Unlocking Potential Binders: Multimodal Pretraining DEL-Fusion for Denoising DNA-Encoded Libraries
Chunbin Gu, Mutian He, Hanqun Cao, Guangyong Chen, Chang-yu Hsieh, Pheng Ann Heng
TL;DR
DEL screening is noisy due to nonspecific interactions, and existing encoders struggle with limited chemical diversity and single-scale representations. The authors present MPDF, a Multimodal Pretraining DEL-Fusion model that combines contrastive pretraining across Graph/Text and ECFP/Text representations with a DEL-Fusion network that fuses atomic, submolecular, and molecular information via bilinear interactions. They pretrain on large biochemical datasets to improve generic feature extraction and define an enrichment parameter $R$ reflecting compound activity, optimized through a Bayesian-inspired loss on $P(R|z)$. Evaluated on three noisy DEL datasets (P, A, OA), MPDF outperforms prior methods in denoising and activity prediction, demonstrating enhanced identification of high-affinity molecules and potential improvements to DEL utility in drug discovery.
Abstract
In the realm of drug discovery, DNA-encoded library (DEL) screening technology has emerged as an efficient method for identifying high-affinity compounds. However, DEL screening faces a significant challenge: noise arising from nonspecific interactions within complex biological systems. Neural networks trained on DEL libraries have been employed to extract compound features, aiming to denoise the data and uncover potential binders to the desired therapeutic target. Nevertheless, the inherent structure of DEL, constrained by the limited diversity of building blocks, impacts the performance of compound encoders. Moreover, existing methods only capture compound features at a single level, further limiting the effectiveness of the denoising strategy. To mitigate these issues, we propose a Multimodal Pretraining DEL-Fusion model (MPDF) that enhances encoder capabilities through pretraining and integrates compound features across various scales. We develop pretraining tasks applying contrastive objectives between different compound representations and their text descriptions, enhancing the compound encoders' ability to acquire generic features. Furthermore, we propose a novel DEL-fusion framework that amalgamates compound information at the atomic, submolecular, and molecular levels, as captured by various compound encoders.
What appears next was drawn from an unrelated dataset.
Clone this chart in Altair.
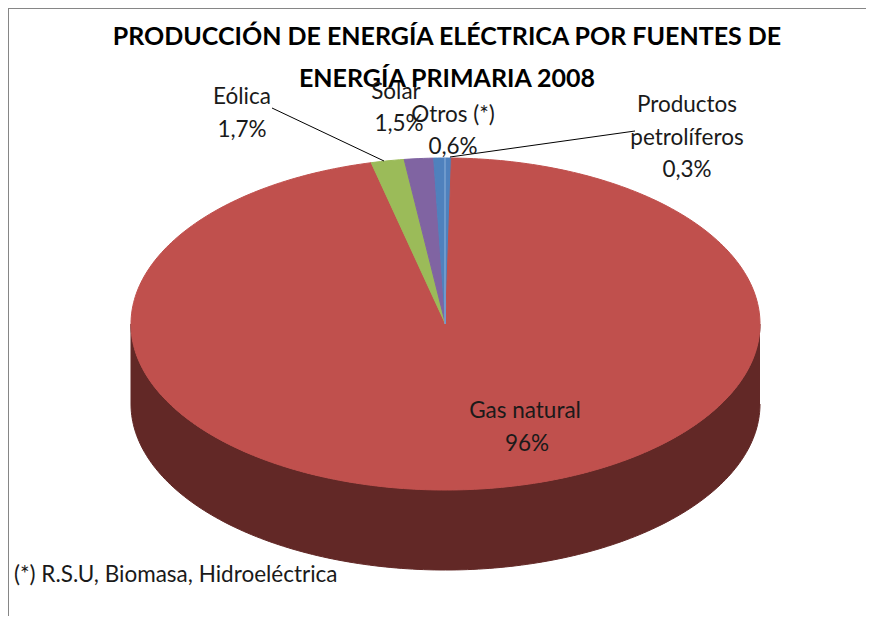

The synergy of these innovations equips MPDF with enriched, multi-scale features, enabling comprehensive downstream denoising. Evaluated on three DEL datasets, MPDF demonstrates superior performance in data processing and analysis for validation tasks. Notably, MPDF offers novel insights into identifying high-affinity molecules, paving the way for improved DEL utility in drug discovery.